WHAT YOU WILL DO:
From the first line of the data below through the line holding "width=208.75pt,minimum height=466pt] (rightf)", output each line exactly and leave the pictures out.
------ RECORDED INFORMATION
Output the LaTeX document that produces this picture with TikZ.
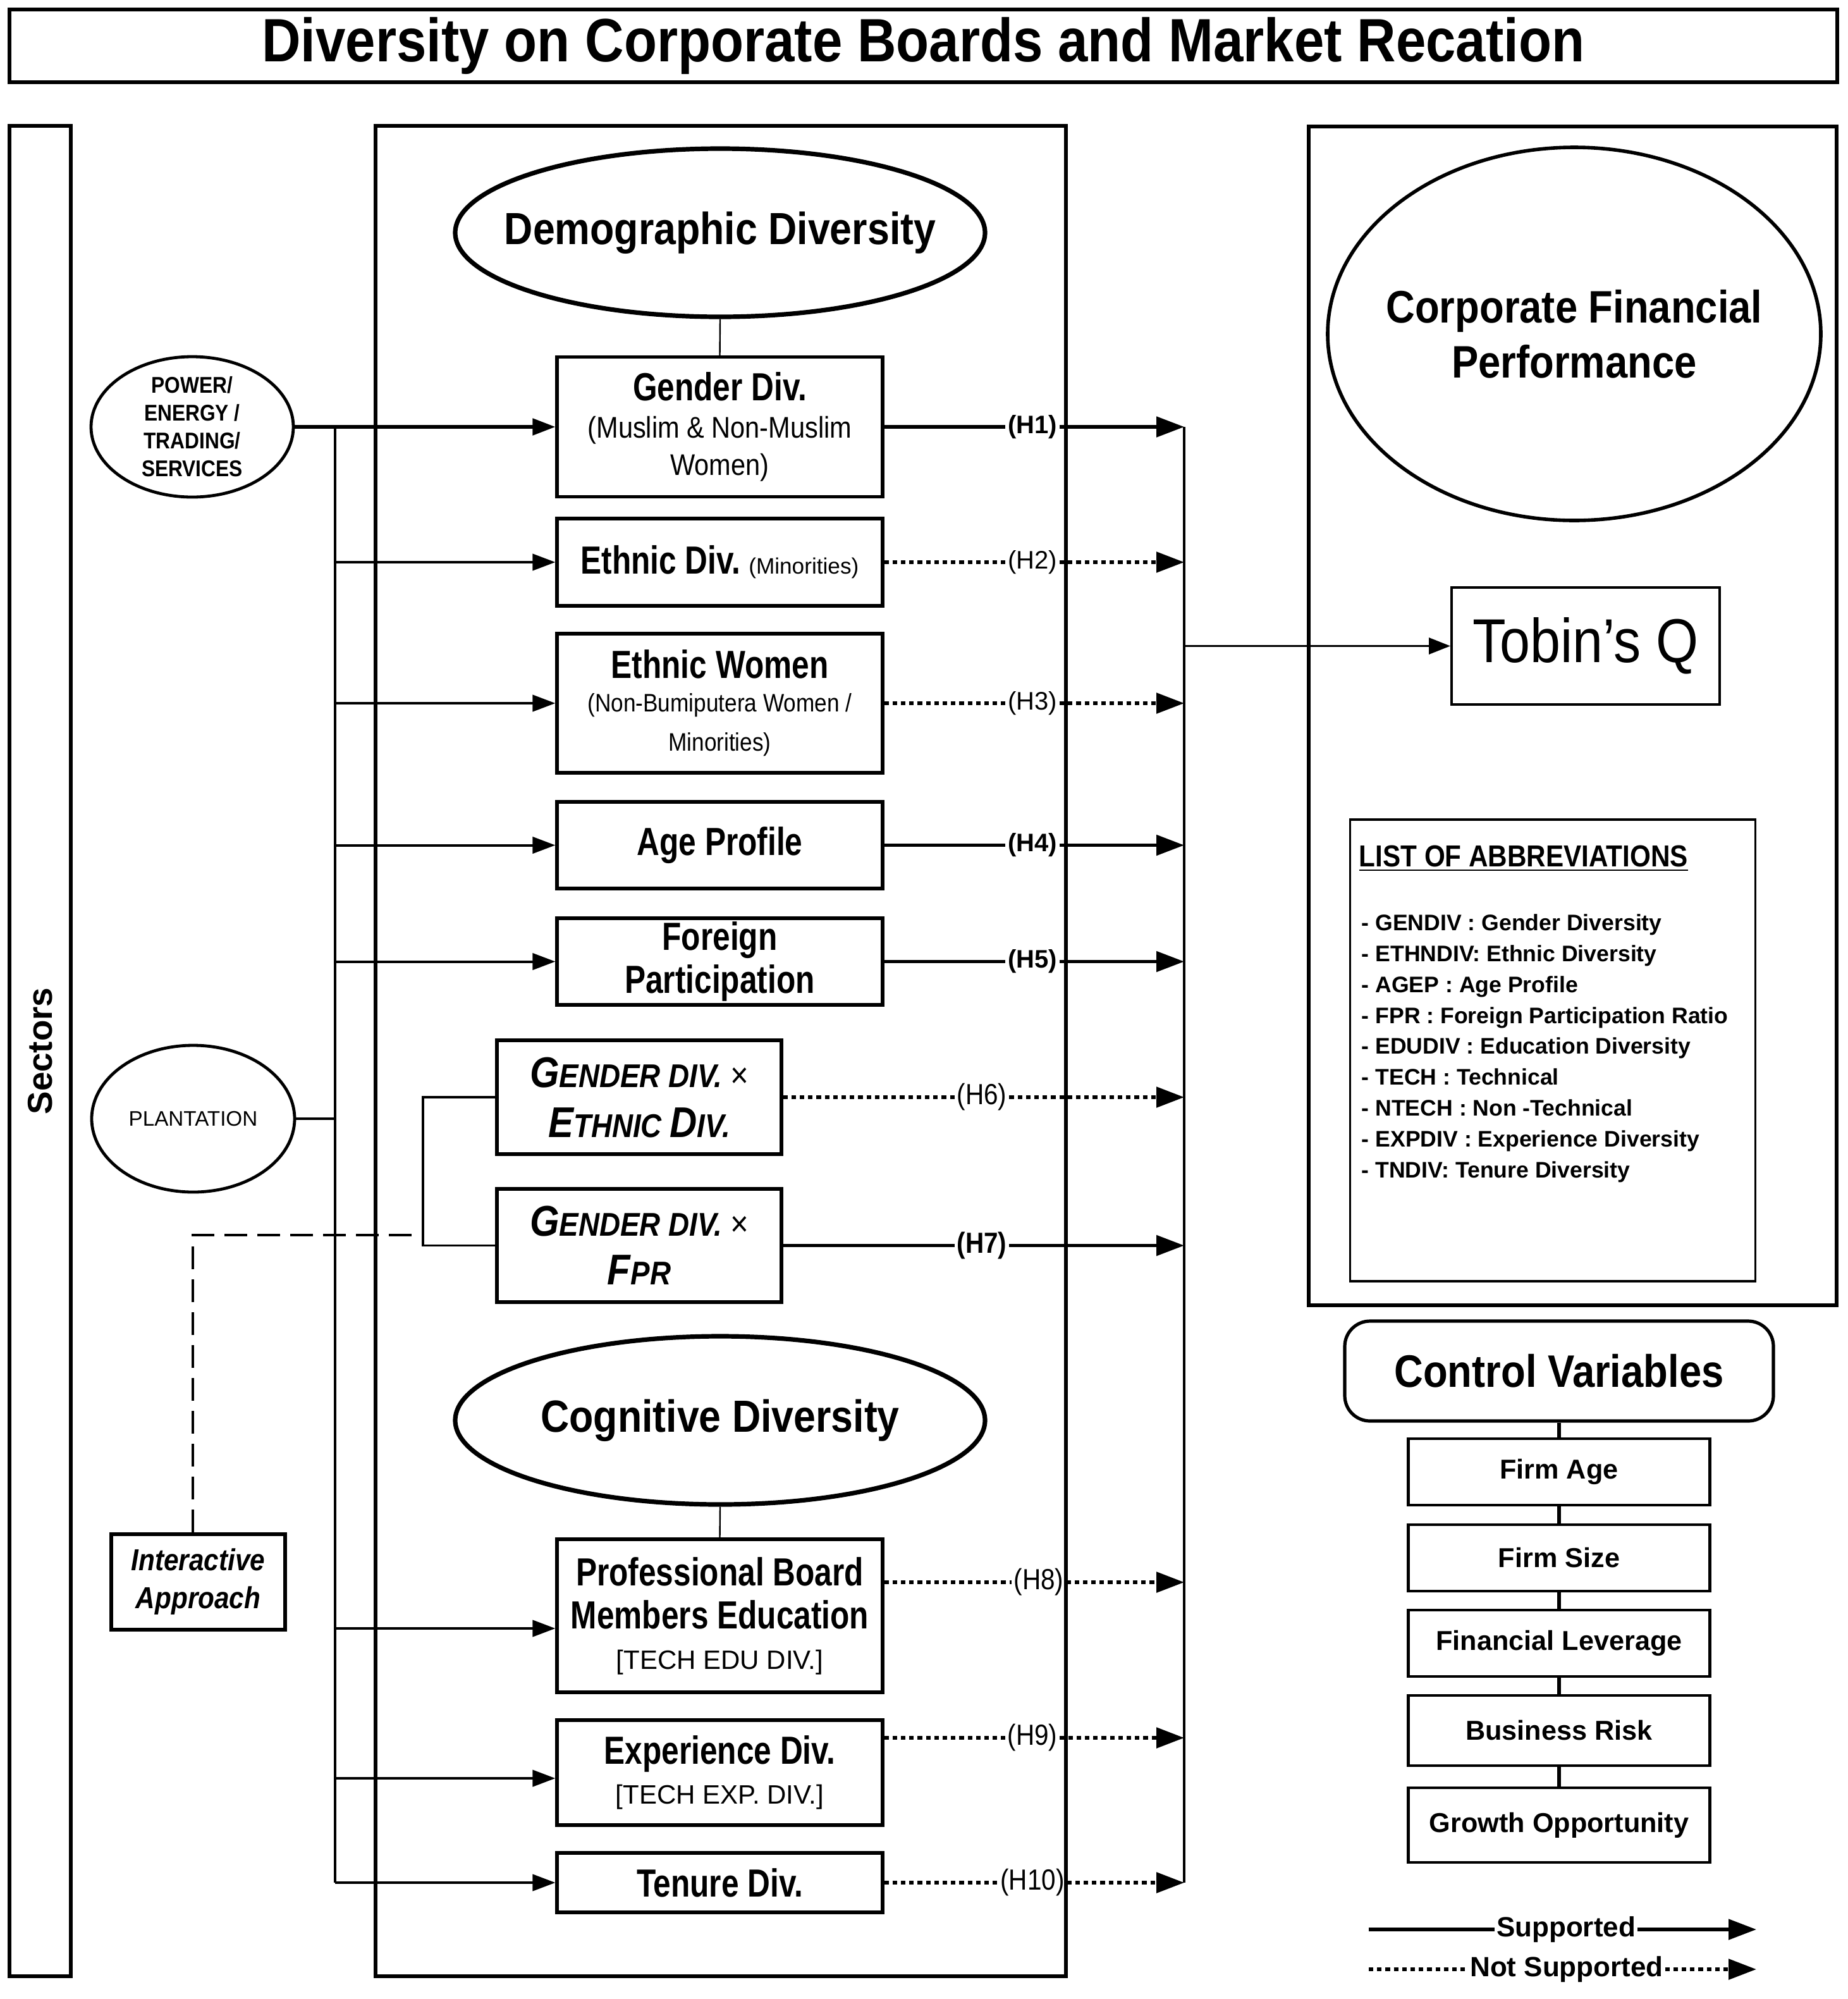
\documentclass[tikz,border=0pt]{standalone}
\usepackage{fontspec}
\setmainfont[FakeStretch=0.88]{Liberation Sans}
\newfontfamily\NarrowF[FakeStretch=0.80]{Liberation Sans}
\newfontfamily\PlainF{Liberation Sans}
\usetikzlibrary{shapes.geometric,arrows.meta}
\newcommand\fsz[2]{\fontsize{#1}{#2}\selectfont}
\begin{document}
\begin{tikzpicture}[x=0.25pt,y=-0.25pt,
  frame/.style={draw,line width=1.3pt,inner sep=0pt},
  box/.style={draw,line width=1.3pt,inner sep=1pt,align=center},
  dbox/.style={box,minimum width=128.75pt},
  ell/.style={draw,ellipse,line width=1.8pt,inner xsep=-20pt,inner ysep=0pt,align=center},
  suprt/.style={line width=1.3pt},
  nsuprt/.style={line width=1.4pt,dash pattern=on 1.8pt off 1.5pt},
  bigtip/.style={-{Triangle[length=11pt,width=8pt]}},
  smalltip/.style={-{Triangle[length=9pt,width=6.5pt]}},
  hlab/.style={inner sep=0.8pt},
  busline/.style={line width=0.8pt},
  larr/.style={line width=1pt,smalltip},
  ctrl/.style={draw,line width=1.2pt,inner sep=1pt,minimum width=119.25pt,font={\PlainF\bfseries\fsz{10.8}{13}}},
  dashline/.style={line width=0.9pt,dash pattern=on 9pt off 4pt}
]
\path[use as bounding box,fill=white] (0,0) rectangle (2923,3161);

% frames
\node[frame,minimum width=722.75pt,minimum height=28.75pt] (title) at (1460.5,72.5)
  {\bfseries\fsz{24.2}{29}Diversity on Corporate Boards and Market Recation};
\node[frame,minimum width=731.5pt,minimum height=24.25pt,rotate=90] (sectors) at (63.5,1662)
  {\PlainF\bfseries\fsz{13.7}{16}Sectors};
\node[frame,minimum width=273pt,minimum height=731.5pt] (mid) at (1140,1662) {};
\node[frame,minimum width=208.75pt,minimum height=466pt] (rightf) at (2487.5,1132) {};

% ellipses
\node[ell,minimum width=209.5pt,minimum height=66.5pt] (demo) at (1139,368)
  {\bfseries\fsz{17.8}{21}Demographic Diversity};
\node[ell,minimum width=209.5pt,minimum height=66.5pt] (cogn) at (1139,2246)
  {\bfseries\fsz{17.8}{21}Cognitive Diversity};
\node[ell,line width=1.4pt,minimum width=195pt,minimum height=147.5pt,font={\bfseries\fsz{18}{21.75}}] (cfp) at (2490,528)
  {Corporate Financial\\Performance};

% sector ellipses
\node[draw,ellipse,line width=1.2pt,minimum width=80pt,minimum height=55.5pt,inner xsep=0pt,inner ysep=-3pt,align=center,font={\bfseries\fsz{9}{11}}] (power) at (304,675)
  {POWER/\\ENERGY /\\TRADING/\\SERVICES};
\node[draw,ellipse,line width=1.2pt,minimum width=80.25pt,minimum height=58pt,inner sep=0pt,font={\PlainF\fsz{8.3}{10}}] (plant) at (305.5,1769)
  {PLANTATION};
\node[box,line width=1.5pt,minimum width=68.75pt,minimum height=37.75pt,font={\bfseries\itshape\fsz{12}{15}}] (inter) at (313.5,2501.5)
  {Interactive\\Approach};

% demographic boxes
\node[dbox,minimum height=55.25pt,font={\fsz{11.8}{14.75}}] (gender) at (1138.5,675)
  {{\NarrowF\bfseries\fsz{15.5}{14.75}Gender Div.}\\(Muslim \& Non-Muslim\\Women)};
\node[dbox,minimum height=34.5pt] (ethnic) at (1138.5,889)
  {{\NarrowF\bfseries\fsz{15.5}{18}Ethnic Div.} {\PlainF\fsz{8.8}{10}(Minorities)}};
\node[dbox,minimum height=55pt,font={\fsz{10}{15.5}}] (ewomen) at (1138.5,1112)
  {{\NarrowF\bfseries\fsz{15.5}{15.5}Ethnic Women}\\[-2.25pt](Non-Bumiputera Women /\\Minorities)};
\node[dbox,minimum height=34.25pt,font={\NarrowF\bfseries\fsz{15.5}{18}}] (age) at (1138.5,1336.5)
  {Age Profile};
\node[dbox,minimum height=34.25pt,font={\NarrowF\bfseries\fsz{15.5}{17}}] (foreign) at (1138.5,1520.5)
  {Foreign\\Participation};
\node[box,minimum width=112.5pt,minimum height=45pt,font={\bfseries\itshape\fsz{13}{19.75}}] (gxe) at (1011,1735)
  {{\fsz{17}{19.75}G}ENDER DIV. {\upshape\mdseries\fsz{14}{19.75}×}\\{\fsz{17}{19.75}E}THNIC {\fsz{17}{19.75}D}IV.};
\node[box,minimum width=112.5pt,minimum height=44.75pt,font={\bfseries\itshape\fsz{13}{19.25}}] (gxf) at (1011,1969.5)
  {{\fsz{17}{19.25}G}ENDER DIV. {\upshape\mdseries\fsz{14}{19.25}×}\\{\fsz{17}{19.25}F}PR};

% cognitive boxes
\node[dbox,minimum height=60.5pt,font={\NarrowF\bfseries\fsz{15.5}{17}}] (prof) at (1138.5,2555)
  {Professional Board\\Members Education\\[-1pt]{\PlainF\mdseries\fsz{10.5}{16}[TECH EDU DIV.]}};
\node[dbox,minimum height=41.5pt,font={\NarrowF\bfseries\fsz{15.5}{17}}] (exp) at (1138.5,2803)
  {Experience Div.\\[-1.25pt]{\PlainF\mdseries\fsz{10.5}{16}[TECH EXP. DIV.]}};
\node[dbox,minimum height=23.5pt,font={\NarrowF\bfseries\fsz{15.5}{17}}] (tenure) at (1138.5,2977)
  {Tenure Div.};

% right column
\node[box,line width=1pt,minimum width=106pt,minimum height=46.25pt,font={\fsz{24.5}{29}}] (tobin) at (2508,1021.5)
  {Tobin’s Q};
\node[box,line width=0.9pt,minimum width=160.25pt,minimum height=182.5pt] (abbr) at (2456,1661) {};
\node[anchor=base west,inner sep=0pt,font={\bfseries\fsz{12}{14}}] (abbrhead) at (2149,1370)
  {\underline{LIST OF ABBREVIATIONS}};
\node[anchor=north west,inner sep=0pt,align=left,font={\PlainF\bfseries\fsz{8.9}{12.2}}] (abbrlist) at (2153,1445)
  {- GENDIV : Gender Diversity\\
   - ETHNDIV: Ethnic Diversity\\
   - AGEP : Age Profile\\
   - FPR : Foreign Participation Ratio\\
   - EDUDIV : Education Diversity\\
   - TECH : Technical\\
   - NTECH : Non -Technical\\
   - EXPDIV : Experience Diversity\\
   - TNDIV: Tenure Diversity};

\node[box,rounded corners=10pt,minimum width=169.5pt,minimum height=39.5pt,font={\bfseries\fsz{18}{21}}] (control) at (2466,2168)
  {Control Variables};
\node[ctrl,minimum height=26.25pt] (fage) at (2466,2327.5) {Firm Age};
\node[ctrl,minimum height=26.25pt] (fsize) at (2466,2463.5) {Firm Size};
\node[ctrl,minimum height=26.25pt] (flev) at (2466,2598.5) {Financial Leverage};
\node[ctrl,minimum height=27.75pt] (brisk) at (2466,2736.5) {Business Risk};
\node[ctrl,minimum height=29.5pt] (growth) at (2466,2886) {Growth Opportunity};
\draw[line width=1.5pt] (control.south) -- (fage.north);
\draw[line width=1.5pt] (fage.south) -- (fsize.north);
\draw[line width=1.5pt] (fsize.south) -- (flev.north);
\draw[line width=1.5pt] (flev.south) -- (brisk.north);
\draw[line width=1.5pt] (brisk.south) -- (growth.north);

% ellipse stems
\draw[line width=0.6pt] (demo.south) -- (gender.north);
\draw[line width=0.6pt] (cogn.south) -- (prof.north);

% left bus
\coordinate (s1) at (530,675);
\coordinate (s2) at (530,889);
\coordinate (s3) at (530,1112);
\coordinate (s4) at (530,1336.5);
\coordinate (s5) at (530,1520.5);
\coordinate (s8) at (530,2575);
\coordinate (s9) at (530,2812);
\coordinate (s10) at (530,2977);
\draw[busline] (s1) -- (s10);
\draw[line width=1.3pt,smalltip] (power.east) -- (gender.west);
\draw[larr] (s2) -- (ethnic.west);
\draw[larr] (s3) -- (ewomen.west);
\draw[larr] (s4) -- (age.west);
\draw[larr] (s5) -- (foreign.west);
\draw[larr] (s8) -- (s8 -| prof.west);
\draw[larr] (s9) -- (s9 -| exp.west);
\draw[larr] (s10) -- (tenure.west);
\draw[busline] (plant.east) -- (plant.east -| s1);

% interaction bracket and dashed link
\coordinate (bk) at (669,1953);
\coordinate (jd) at (305,1953);
\draw[line width=0.9pt] (gxe.west) -- (gxe.west -| bk) -- (gxf.west -| bk) -- (gxf.west);
\draw[dashline] (jd |- inter.north) -- (jd) -- (bk);

% hypothesis labels
\node[hlab,font={\PlainF\bfseries\fsz{10}{12}}] (h1) at (1633,675) {(H1)};
\node[hlab,font={\PlainF\fsz{10}{12}}] (h2) at (1633,889) {(H2)};
\node[hlab,font={\PlainF\fsz{10}{12}}] (h3) at (1633,1112) {(H3)};
\node[hlab,font={\PlainF\bfseries\fsz{10}{12}}] (h4) at (1633,1336.5) {(H4)};
\node[hlab,font={\PlainF\bfseries\fsz{10}{12}}] (h5) at (1633,1520.5) {(H5)};
\node[hlab,font={\fsz{11.5}{13}}] (h6) at (1553,1735) {(H6)};
\node[hlab,font={\bfseries\fsz{11.5}{13}}] (h7) at (1553,1969.5) {(H7)};
\node[hlab,font={\fsz{11.5}{13}}] (h8) at (1643,2502) {(H8)};
\node[hlab,font={\fsz{11.5}{13}}] (h9) at (1633,2748) {(H9)};
\node[hlab,font={\fsz{11.5}{13}}] (h10) at (1633,2977) {(H10)};

% right bus
\coordinate (e1) at (1873,675);
\coordinate (e2) at (1873,889);
\coordinate (e3) at (1873,1112);
\coordinate (e4) at (1873,1336.5);
\coordinate (e5) at (1873,1520.5);
\coordinate (e6) at (1873,1735);
\coordinate (e7) at (1873,1969.5);
\coordinate (e8) at (1873,2502);
\coordinate (e9) at (1873,2748);
\coordinate (e10) at (1873,2977);
\coordinate (eT) at (1873,1021.5);
\draw[busline] (e1) -- (e10);
\draw[busline,-{Triangle[length=8.5pt,width=6.5pt]}] (eT) -- (tobin.west);

\draw[suprt] (gender.east) -- (h1.west);
\draw[suprt,bigtip] (h1.east) -- (e1);
\draw[nsuprt] (ethnic.east) -- (h2.west);
\draw[nsuprt,bigtip] (h2.east) -- (e2);
\draw[nsuprt] (ewomen.east) -- (h3.west);
\draw[nsuprt,bigtip] (h3.east) -- (e3);
\draw[suprt] (age.east) -- (h4.west);
\draw[suprt,bigtip] (h4.east) -- (e4);
\draw[suprt] (foreign.east) -- (h5.west);
\draw[suprt,bigtip] (h5.east) -- (e5);
\draw[nsuprt] (gxe.east) -- (h6.west);
\draw[nsuprt,bigtip] (h6.east) -- (e6);
\draw[suprt] (gxf.east) -- (h7.west);
\draw[suprt,bigtip] (h7.east) -- (e7);
\draw[nsuprt] (prof.east |- h8) -- (h8.west);
\draw[nsuprt,bigtip] (h8.east) -- (e8);
\draw[nsuprt] (exp.east |- h9) -- (h9.west);
\draw[nsuprt,bigtip] (h9.east) -- (e9);
\draw[nsuprt] (tenure.east) -- (h10.west);
\draw[nsuprt,bigtip] (h10.east) -- (e10);

% legend
\coordinate (la) at (2165,3051);
\coordinate (lb) at (2778,3051);
\coordinate (lc) at (2165,3114);
\coordinate (ld) at (2778,3114);
\node[inner sep=0.5pt,font={\PlainF\bfseries\fsz{11}{13}}] (lsup) at (2477,3051) {Supported};
\node[inner sep=0.5pt,font={\PlainF\bfseries\fsz{11}{13}}] (lnsup) at (2478,3114) {Not Supported};
\draw[suprt] (la) -- (lsup.west);
\draw[suprt,bigtip] (lsup.east) -- (lb);
\draw[nsuprt] (lc) -- (lnsup.west);
\draw[nsuprt,bigtip] (lnsup.east) -- (ld);
\end{tikzpicture}
\end{document}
------------
FINISHED TASK:
Output the LaTeX document that produces this picture with TikZ.
\documentclass[tikz,border=0pt]{standalone}
\usepackage{fontspec}
\setmainfont[FakeStretch=0.88]{Liberation Sans}
\newfontfamily\NarrowF[FakeStretch=0.80]{Liberation Sans}
\newfontfamily\PlainF{Liberation Sans}
\usetikzlibrary{shapes.geometric,arrows.meta}
\newcommand\fsz[2]{\fontsize{#1}{#2}\selectfont}
\begin{document}
\begin{tikzpicture}[x=0.25pt,y=-0.25pt,
  frame/.style={draw,line width=1.3pt,inner sep=0pt},
  box/.style={draw,line width=1.3pt,inner sep=1pt,align=center},
  dbox/.style={box,minimum width=128.75pt},
  ell/.style={draw,ellipse,line width=1.8pt,inner xsep=-20pt,inner ysep=0pt,align=center},
  suprt/.style={line width=1.3pt},
  nsuprt/.style={line width=1.4pt,dash pattern=on 1.8pt off 1.5pt},
  bigtip/.style={-{Triangle[length=11pt,width=8pt]}},
  smalltip/.style={-{Triangle[length=9pt,width=6.5pt]}},
  hlab/.style={inner sep=0.8pt},
  busline/.style={line width=0.8pt},
  larr/.style={line width=1pt,smalltip},
  ctrl/.style={draw,line width=1.2pt,inner sep=1pt,minimum width=119.25pt,font={\PlainF\bfseries\fsz{10.8}{13}}},
  dashline/.style={line width=0.9pt,dash pattern=on 9pt off 4pt}
]
\path[use as bounding box,fill=white] (0,0) rectangle (2923,3161);

% frames
\node[frame,minimum width=722.75pt,minimum height=28.75pt] (title) at (1460.5,72.5)
  {\bfseries\fsz{24.2}{29}Diversity on Corporate Boards and Market Recation};
\node[frame,minimum width=731.5pt,minimum height=24.25pt,rotate=90] (sectors) at (63.5,1662)
  {\PlainF\bfseries\fsz{13.7}{16}Sectors};
\node[frame,minimum width=273pt,minimum height=731.5pt] (mid) at (1140,1662) {};
\node[frame,minimum width=208.75pt,minimum height=466pt] (rightf) at (2487.5,1132) {};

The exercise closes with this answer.